Posts Tagged ‘burns night’

London — By Andrea Kirkby on January 25, 2010 at 6:38 am
Filed under: burns night, featuredarticle, haggis, traditions

Beware the Haggis!

It’s Burns Night tonight, and while it’s really a Scottish thing, there will certainly be a good few Burns Night celebrations in London, both for ex-pat Scots and for anyone else who enjoys a few drinks and a good night out.

Ceremonial killing of the Haggis by a Scottish fashion victim.

What is Burns Night?

Robert Burns is to Scotland what Shakespeare is to England – the writer who sums up the country’s identity, the ‘patron poet’ as it were of the St Andrew’s Cross. Almost everyone knows phrases from his poems – ‘the best laid plans of mice and men gang aft agley’, ‘wee sleekit, cowrin’, tim’rous beastie’, or perhaps bits of  ‘Comin’ thro the Rye’ – even if they don’t know a whole poem to recite.

I have to point out Scotland has some very fine other poets, from Dunbar and Henryson in the Middle Ages to Carol Ann Duffy today. But Burns is the quintessential Scottish poet, and it’s his birthday we’ll be celebrating tonight.

And what is a haggis?

You really don’t want to know.

But I’m going to be eating one.

That’s exactly why you don’t want to know – but if you insist. Get all the bits of a sheep you don’t want to eat – heart, liver, lungs – chop’em all up, add lots of onion, oatmeal (which in my opinion is really better left for making porridge), and suet (are you getting an idea this might not be the healthiest food around?) and a few spices, stick it all back inside the sheep’s stomach, and boil it for three or four hours. To stay traditional, serve it up with neeps and tatties – mashed swedes and potatoes.

Ugh.

Exactly. Why do you think the Scots drink so much whisky? One friend of mine said after a Burns Supper “Haggis is quite nice, actually, if you wash it down with enough whisky.” I’ll take his word for it.

What’s with the guy in the kilt stabbing the haggis with a large knife?

I dare say you can eat haggis in other ways, but at Burns Suppers there’s due ceremony to be observed. The haggis is usually piped in by a Highland Piper in full regalia – kilt, bonnet and sporran, as well as tartan-covered bagpipes – and is then ceremonially sliced, a bit like a wedding cake!

The ceremony also includes Burns’s ‘Ode to a Haggis’ – or rather, to give its correct title, ‘Address to a haggis’, which begins: “Fair fa’ your honest, sonsie face, Great chieftain o’ the puddin-race!”

Are there any vegetarian options?

Fortunately, there are – and I shall definitely be taking one. Most of them use peas and beans, sometimes nuts, and often a mixture of other vegetables, to create a veggie alternative.
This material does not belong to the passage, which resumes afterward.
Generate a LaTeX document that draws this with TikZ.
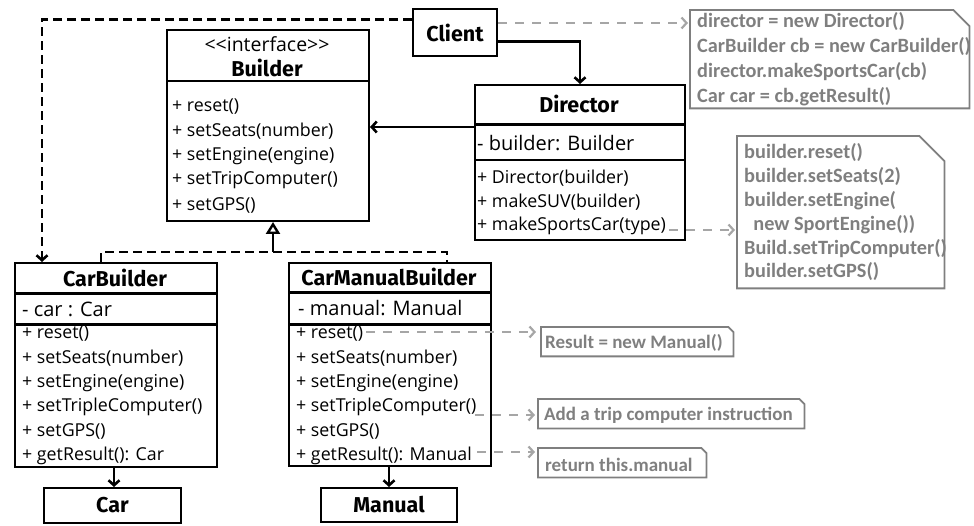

Which, though I’m a meat-eater, I find far more palatable than the ‘real’ thing.

Another ‘different’ version has been formulated at Papillon [map], a Chelsea brasserie. It uses confit pork belly and beef fillet with foie gras and black truffles – definitely a gastro version, but possibly not one that the Scots would recognise.

Are there any other uses for a haggis?

Yes, a sport which personally I find extremely appealing – far more so than eating one – is haggis hurling. The world record is more than 180 feet.

Okay, where can I go for Burns night in London?

You’re a bit late to book into one of the Burns Suppers, but most of the Scottish pubs in the capital will be celebrating. I’d recommend one of the following:

  • Boisdale of Belgravia [map] with a very traditional Scottish ambience – tartan, stags’ heads, loads of whiskies;
  • The Rob Roy, Sale Place [map], a real Scottish pub that’s kept its traditional name and clientele, and is the home of Aberdeen FC supporters in London – FREE haggis tonight!